WITH the introduction and effective operation of the 2% tax on cash transfers, the poor households in Zimbabwe will remain in abject poverty.
guest column: David Mhlanga
This tax will hit poor households the hardest, as they spend a larger share of their incomes through transfers because there is no cash in the economy.
With Econet Wireless Zimbabwe’s customer surging to over 7 million connected users from 6,4 million in February, the cellular giant has the capacity to rise further to 8,5 million customers.
In addition, EcoCash as of November 2017, was reported to have 6,7 million registered users, compared with two million conventional bank account holders in the country.
It controlled 99,8% of the mobile money market in Zimbabwe as of November 2017.
During the first six years of existence, the service processed over $23 billion. Now many of the groups of people participating at this platform are mainly poor households who do not have the capacity to open formal bank accounts.
Since these poor households have challenges to open proper banks accounts, especially in the rural areas, they were now used with cash to perform various transactions to buy goods and essential services.
Given the liquidity challenges in Zimbabwe, poor households in the rural areas were now depending on mobile phone money to buy basic commodities.
The introduction of EcoCash was a relief to the poor households. However, the introduction of this 2% tax will affect these people and the problems of inequality are thus made worse.
Zimbabwe ranks among some of the highest taxed in Africa, if not the whole world.
Even though tax revenue is a necessity for financing government expenditure, too much tax is an ingredient to poverty and underdevelopment due to its impacts on aggregate demand which will eventually affect investment negatively.
In Zimbabwe, the puzzle is even confusing due to the fact that the government is increasing taxes which affect both consumers and businesses.
The much-anticipated foreign direct investment is sensitive to increases in taxes. Usually investors invest more in communities or countries where taxes are low. Therefore, the news that Zimbabwe is open for business needs serious consideration on taxes which are being imposed on the poor households and struggling businesses.
Taxes can be progressive or regressive. A progressive tax is defined as a tax whose rate increases as the payer’s income increases.
That is, individuals who earn high incomes have a greater proportion of their incomes taken to pay the tax. A regressive tax, on the other hand, is one whose rate increases as the payer’s income decreases.
But in Zimbabwe, some of the taxes now introduced are affecting the poor more than expected. Taxes should be imposed in order for the government to fund programmes which assist the poor, but with the 2% on every dollar transferred, the poor will suffer because they will contribute more of this tax.
The worrying reality is that, poverty in Zimbabwe is on a rise, The World Bank estimated urban poverty in Zimbabwe in 1995 to be at 12% while the 1995 poverty assessment study found urban poverty to be 39%.
In January 2009, Save the Children estimated that 10 million out of 13 million Zimbabweans, over 75% of population were living in desperate poverty.

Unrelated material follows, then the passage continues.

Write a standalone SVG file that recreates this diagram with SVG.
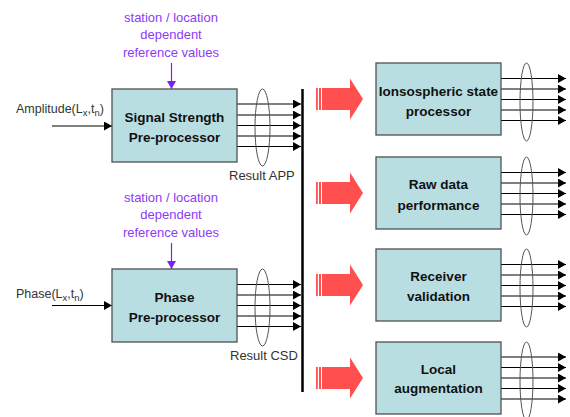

In April 2010, the United Nations Children’s Fund noted that 78% of the Zimbabweans were absolutely poor and 55% of the population, about 6,6 million, lived under the food poverty line in December 2009.
The Zimbabwe Interim Poverty Reduction Strategy Paper (IPRP) (2016-2018) also noted that income poverty, as measured by the proportion of people whose income is less than the total consumption poverty line (TCPL) in Zimbabwe remained high, generalised and almost constant at above 70% since 1995.
The increase in poverty over the years was generally in line with the fall in production in the agricultural sector.
Since most of the agricultural activities are more confined to rural sector, during the years from 1980 rural poverty was also increasing.
IPRP (2016) estimates that 92% of the extremely poor population and 91% of the extremely poor households reside in the rural areas.
The proportions of poor population and households in rural areas are also high at 80% and 78% respectively (IPRP 2016).
This was also highlighted in the Millennium Development Goals progress report of 2012 that 76% of the rural households are considered poor compared to 38,2% of urban population.
On individual poverty, the report highlighted that, 84,3% of individuals in the rural areas are poor compared with 46,5% in urban areas.
Poverty is very high in Zimbabwe policies which affects the poor must be scrutinised before they are imposed.